Oil import prices fell for the first time in five months to $62.52 per barrel in September from $66.12 in August, as the US summer driving season came to a close and oil inventories rose. The volume of oil imports also declined in September. However, the modest improvement in the deficit was not taken as signal of a trend of narrower deficits.
"The improvement was attributable to a decline in the price and volume of oil imported, while the trade deficit with China widened again - in the months ahead, oil imports will increase, and new record trade deficits will be set," said Peter Morici, economist and professor at the University of Maryland's Robert H. Smith School of Business. Other analysts said the trade numbers could prompt the Commerce Department to raise its reading of third quarter US economic growth.
"The number is going to add $4 billion to $5 billion to the third-quarter GDP in the next revision," putting growth at an annual rate of 1.8 percent from 1.6 percent originally reported, predicted Michael Englund, chief economist at Action Economics in Boulder, Colorado.

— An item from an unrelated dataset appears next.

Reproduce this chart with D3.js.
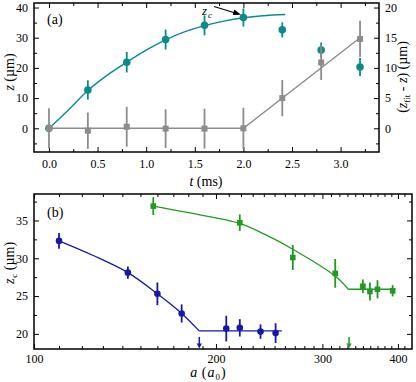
<!DOCTYPE html>
<head>
  <meta charset="utf-8">
  <style>
    body { margin: 0; background: #fff; }
    svg text { font-family: 'Liberation Serif', 'Times New Roman', serif; fill: black; }
    .axis text { font-size: 12px; }
    .axis line { stroke: black; stroke-width: 1; }
    .axis path { display: none; }
  </style>
</head>
<body>
  <script src="https://cdn.jsdelivr.net/npm/d3@7"></script>
  <script>
    // ---- panel (a) data ----
    const tA = [0, 0.4, 0.8, 1.2, 1.6, 2.0, 2.4, 2.8, 3.2];
    const zA = [0, 12.7, 21.9, 29.4, 34.1, 36.7, 32.6, 25.9, 20.3];
    const zErr = [0, 3.2, 3.4, 3.3, 3.3, 3.0, 2.5, 2.5, 3.0];
    const dzA = [0, -0.4, 0.25, -0.05, -0.05, 0, 5.0, 10.9, 14.8];
    const dzErr = [3.3, 3.0, 3.3, 3.2, 3.3, 3.4, 3.0, 2.9, 3.0];
    const fitT = [0, 0.2, 0.4, 0.6, 0.8, 1.0, 1.2, 1.4, 1.6, 1.8, 2.0, 2.2, 2.43];
    const fitZ = [0, 6.1, 12.5, 17.6, 21.9, 25.9, 29.3, 32.0, 34.0, 35.5, 36.6, 37.3, 37.7];
    const lineT = [0, 2.0, 3.2];
    const lineDz = [0, 0, 15.0];
    const tTicks = [0, 0.5, 1.0, 1.5, 2.0, 2.5, 3.0];
    const zTicks = [0, 10, 20, 30, 40];
    const dzTicks = [0, 5, 10, 15, 20];

    // ---- panel (b) data ----
    const blueA = [110, 143, 160, 175.5, 208, 219, 237, 251];
    const blueZ = [32.3, 28.1, 25.3, 22.7, 20.7, 20.8, 20.3, 20.1];
    const blueErr = [1.05, 0.8, 1.5, 1.2, 1.7, 1.15, 0.95, 1.3];
    const blueFitA = [110, 125, 143, 160, 175.5, 187.6];
    const blueFitZ = [32.3, 30.4, 28.1, 25.3, 22.7, 20.4];
    const blueFlat = [187.6, 257];
    const blueArrowA = 187.7;
    const greenA = [157.5, 219, 268, 315, 350, 359.5, 370, 392];
    const greenZ = [36.9, 34.7, 30.1, 28.0, 26.3, 25.6, 25.9, 25.7];
    const greenErr = [1.17, 1.1, 1.65, 1.9, 0.9, 1.2, 1.2, 0.75];
    const greenFitA = [157.5, 195, 219, 241, 268, 315, 331];
    const greenFitZ = [36.9, 35.5, 34.6, 33.15, 31.2, 27.65, 25.9];
    const greenFlat = [331, 396];
    const greenArrowA = 332;
    const arrowZ = [19.6, 18.05];
    const aTicks = [100, 200, 300, 400];
    const zcTicks = [20, 25, 30, 35];

    const teal = "#0b8a8a", grey = "#8c8c8c", blue = "#1818a8", green = "#229922";

    const svg = d3.select("body").append("svg").attr("width", 416).attr("height", 382);

    function addAxis(g, axis, tr) {
      return g.append("g").attr("class", "axis").attr("transform", tr).call(axis);
    }

    // ================= panel (a) =================
    const ax = {l: 34, r: 379, t: 3, b: 152};
    const x1 = d3.scaleLinear().domain([-0.154, 3.395]).range([ax.l, ax.r]);
    const y1 = d3.scaleLinear().domain([-7.85, 41.5]).range([ax.b, ax.t]);
    const y1r = d3.scaleLinear().domain([-3.925, 20.75]).range([ax.b, ax.t]);
    const pa = svg.append("g");

    const tMinor = d3.range(-0.25, 3.4, 0.25).filter(v => x1(v) > ax.l && Math.abs(v * 2 - Math.round(v * 2)) > 0.01);
    addAxis(pa, d3.axisBottom(x1).tickValues(tTicks).tickFormat(d3.format(".1f")).tickSize(-5).tickPadding(7), `translate(0,${ax.b})`);
    addAxis(pa, d3.axisBottom(x1).tickValues(tMinor).tickFormat("").tickSize(-3), `translate(0,${ax.b})`);
    addAxis(pa, d3.axisTop(x1).tickValues(tTicks).tickFormat("").tickSize(-5), `translate(0,${ax.t})`);
    addAxis(pa, d3.axisTop(x1).tickValues(tMinor).tickFormat("").tickSize(-3), `translate(0,${ax.t})`);
    addAxis(pa, d3.axisLeft(y1).tickValues(zTicks).tickSize(-5).tickPadding(6), `translate(${ax.l},0)`);
    addAxis(pa, d3.axisLeft(y1).tickValues([-5, 5, 15, 25, 35]).tickFormat("").tickSize(-3), `translate(${ax.l},0)`);
    addAxis(pa, d3.axisRight(y1r).tickValues(dzTicks).tickSize(-5).tickPadding(6), `translate(${ax.r},0)`);
    addAxis(pa, d3.axisRight(y1r).tickValues([-2.5, 2.5, 7.5, 12.5, 17.5]).tickFormat("").tickSize(-3), `translate(${ax.r},0)`);

    // teal fit and data
    pa.append("path")
      .datum(fitT.map((t, i) => [t, fitZ[i]]))
      .attr("fill", "none").attr("stroke", teal).attr("stroke-width", 1.4)
      .attr("d", d3.line().x(d => x1(d[0])).y(d => y1(d[1])).curve(d3.curveCatmullRom));
    const tealPts = tA.map((t, i) => ({t: t, z: zA[i], e: zErr[i]}));
    pa.selectAll(".terr").data(tealPts).enter().append("line")
      .attr("x1", d => x1(d.t)).attr("x2", d => x1(d.t))
      .attr("y1", d => y1(d.z - d.e)).attr("y2", d => y1(d.z + d.e))
      .attr("stroke", teal).attr("stroke-width", 1.8);
    pa.selectAll(".tpt").data(tealPts).enter().append("circle")
      .attr("cx", d => x1(d.t)).attr("cy", d => y1(d.z)).attr("r", 3.8).attr("fill", teal);

    // grey line and data (right axis)
    pa.append("path")
      .datum(lineT.map((t, i) => [t, lineDz[i]]))
      .attr("fill", "none").attr("stroke", grey).attr("stroke-width", 1.4)
      .attr("d", d3.line().x(d => x1(d[0])).y(d => y1r(d[1])));
    const greyPts = tA.map((t, i) => ({t: t, z: dzA[i], e: dzErr[i]}));
    pa.selectAll(".gerr").data(greyPts).enter().append("line")
      .attr("x1", d => x1(d.t)).attr("x2", d => x1(d.t))
      .attr("y1", d => y1r(d.z - d.e)).attr("y2", d => y1r(d.z + d.e))
      .attr("stroke", grey).attr("stroke-width", 1.8);
    pa.selectAll(".gpt").data(greyPts).enter().append("rect")
      .attr("x", d => x1(d.t) - 3).attr("y", d => y1r(d.z) - 3)
      .attr("width", 6).attr("height", 6).attr("fill", grey);

    pa.append("rect").attr("x", ax.l).attr("y", ax.t).attr("width", ax.r - ax.l).attr("height", ax.b - ax.t)
      .attr("fill", "none").attr("stroke", "black").attr("stroke-width", 1.5);

    // z_c annotation
    const zt = pa.append("text").attr("x", 202).attr("y", 15).style("font-size", "13px").style("font-style", "italic");
    zt.append("tspan").text("z");
    zt.append("tspan").attr("dy", 3).attr("dx", 1).style("font-size", "9px").text("c");
    pa.append("line").attr("x1", 214).attr("y1", 6.5).attr("x2", 236).attr("y2", 13.2)
      .attr("stroke", "black").attr("stroke-width", 1.2);
    pa.append("path").attr("d", "M241,14.8 L234.3,9.6 L232.8,14.9 Z").attr("fill", "black");

    pa.append("text").attr("x", 47).attr("y", 24).style("font-size", "14px").text("(a)");

    // axis titles
    const xt = pa.append("text").attr("x", 206).attr("y", 186).attr("text-anchor", "middle").style("font-size", "14px");
    xt.append("tspan").style("font-style", "italic").text("t");
    xt.append("tspan").text(" (ms)");
    const ylt = pa.append("text").attr("transform", "translate(14,72) rotate(-90)").attr("text-anchor", "middle").style("font-size", "14px");
    ylt.append("tspan").style("font-style", "italic").text("z");
    ylt.append("tspan").text(" (µm)");
    const yrt = pa.append("text").attr("transform", "translate(407,77) rotate(-90)").attr("text-anchor", "middle").style("font-size", "14px");
    yrt.append("tspan").text("(");
    yrt.append("tspan").style("font-style", "italic").text("z");
    yrt.append("tspan").attr("dy", 3).style("font-size", "9px").text("fit");
    yrt.append("tspan").attr("dy", -3).text(" - ");
    yrt.append("tspan").style("font-style", "italic").text("z");
    yrt.append("tspan").text(") (µm)");

    // ================= panel (b) =================
    const bx = {l: 34, r: 412, t: 194, b: 349};
    const x2 = d3.scaleLog().domain([100, 422]).range([bx.l, bx.r]);
    const y2 = d3.scaleLinear().domain([18.0, 38.5]).range([bx.b, bx.t]);
    const pb = svg.append("g");

    const aMinor = d3.range(110, 420, 10).filter(v => v % 100 !== 0);
    addAxis(pb, d3.axisBottom(x2).tickValues(aTicks).tickFormat(d3.format("d")).tickSize(-5).tickPadding(5), `translate(0,${bx.b})`);
    addAxis(pb, d3.axisBottom(x2).tickValues(aMinor).tickFormat("").tickSize(-3), `translate(0,${bx.b})`);
    addAxis(pb, d3.axisTop(x2).tickValues(aTicks).tickFormat("").tickSize(-5), `translate(0,${bx.t})`);
    addAxis(pb, d3.axisTop(x2).tickValues(aMinor).tickFormat("").tickSize(-3), `translate(0,${bx.t})`);
    const zcMinor = [22.5, 27.5, 32.5, 37.5];
    addAxis(pb, d3.axisLeft(y2).tickValues(zcTicks).tickSize(-5).tickPadding(6), `translate(${bx.l},0)`);
    addAxis(pb, d3.axisLeft(y2).tickValues(zcMinor).tickFormat("").tickSize(-3), `translate(${bx.l},0)`);
    addAxis(pb, d3.axisRight(y2).tickValues(zcTicks).tickFormat("").tickSize(-5), `translate(${bx.r},0)`);
    addAxis(pb, d3.axisRight(y2).tickValues(zcMinor).tickFormat("").tickSize(-3), `translate(${bx.r},0)`);

    const lineB = d3.line().x(d => x2(d[0])).y(d => y2(d[1]));
    function series(g, A, Z, E, fitA, fitZ, flat, arrowA, col, shape) {
      g.append("path").datum(fitA.map((a, i) => [a, fitZ[i]]))
        .attr("fill", "none").attr("stroke", col).attr("stroke-width", 1.3)
        .attr("d", lineB.curve(d3.curveCatmullRom));
      const zEnd = fitZ[fitZ.length - 1];
      g.append("path").datum(flat.map(a => [a, zEnd]))
        .attr("fill", "none").attr("stroke", col).attr("stroke-width", 1.3)
        .attr("d", lineB.curve(d3.curveLinear));
      const pts = A.map((a, i) => ({a: a, z: Z[i], e: E[i]}));
      g.selectAll(null).data(pts).enter().append("line")
        .attr("x1", d => x2(d.a)).attr("x2", d => x2(d.a))
        .attr("y1", d => y2(d.z - d.e)).attr("y2", d => y2(d.z + d.e))
        .attr("stroke", col).attr("stroke-width", 1.8);
      if (shape === "circle") {
        g.selectAll(null).data(pts).enter().append("circle")
          .attr("cx", d => x2(d.a)).attr("cy", d => y2(d.z)).attr("r", 3.3).attr("fill", col);
      } else {
        g.selectAll(null).data(pts).enter().append("rect")
          .attr("x", d => x2(d.a) - 2.8).attr("y", d => y2(d.z) - 2.8)
          .attr("width", 5.6).attr("height", 5.6).attr("fill", col);
      }
      // critical point arrow
      const ax0 = x2(arrowA), yTop = y2(arrowZ[0]), yTip = y2(arrowZ[1]);
      g.append("line").attr("x1", ax0).attr("x2", ax0).attr("y1", yTop).attr("y2", yTip - 4)
        .attr("stroke", col).attr("stroke-width", 1.5);
      g.append("path").attr("d", `M${ax0 - 2.6},${yTip - 5} L${ax0 + 2.6},${yTip - 5} L${ax0},${yTip} Z`).attr("fill", col);
    }
    series(pb, greenA, greenZ, greenErr, greenFitA, greenFitZ, greenFlat, greenArrowA, green, "square");
    series(pb, blueA, blueZ, blueErr, blueFitA, blueFitZ, blueFlat, blueArrowA, blue, "circle");

    pb.append("rect").attr("x", bx.l).attr("y", bx.t).attr("width", bx.r - bx.l).attr("height", bx.b - bx.t)
      .attr("fill", "none").attr("stroke", "black").attr("stroke-width", 1.5);

    pb.append("text").attr("x", 47).attr("y", 217).style("font-size", "14px").text("(b)");

    const xbt = pb.append("text").attr("x", 208).attr("y", 377).attr("text-anchor", "middle").style("font-size", "14px");
    xbt.append("tspan").style("font-style", "italic").text("a");
    xbt.append("tspan").attr("dx", 1).text(" (");
    xbt.append("tspan").attr("dx", 1).style("font-style", "italic").text("a");
    xbt.append("tspan").attr("dy", 3).attr("dx", 1).style("font-size", "9px").text("0");
    xbt.append("tspan").attr("dy", -3).attr("dx", 1).text(")");
    const ybt = pb.append("text").attr("transform", "translate(14,263) rotate(-90)").attr("text-anchor", "middle").style("font-size", "14px");
    ybt.append("tspan").style("font-style", "italic").text("z");
    ybt.append("tspan").attr("dy", 3).attr("dx", 1).style("font-size", "9px").text("c");
    ybt.append("tspan").attr("dy", -3).text(" (µm)");
  </script>
</body>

A second government report suggested falling oil prices could continue to help narrow the trade gap. US import prices fell 2 percent in October, or twice as much as analysts expected, due mainly to an 8.3 percent drop in petroleum prices, a Labour Department report showed.
DEFICIT WITH CHINA GROWS Imports of high-technology products rose to a record $26.2 billion and imports from China increased 3.3 percent to a record $27.6 billion. The trade deficit with China also widened 4.6 percent to a record $23.0 billion.
The year-to-date trade deficit with China totalled $166.3 billion, keeping it on a pace to easily surpass last year's record of $202 billion. Also, the number of US workers applying for jobless benefits fell to 308,000 last week, according to data on Thursday.
Data from the Commerce Department showed inventories at US wholesalers rose by a larger-than-expected 0.8 percent in September, while sales fell for the first time in nearly a year. Analysts polled by Reuters projected wholesale inventories - unsold stocks held by US businesses or companies for resale to retailers - to rise 0.5 percent after a 1.2 percent August gain.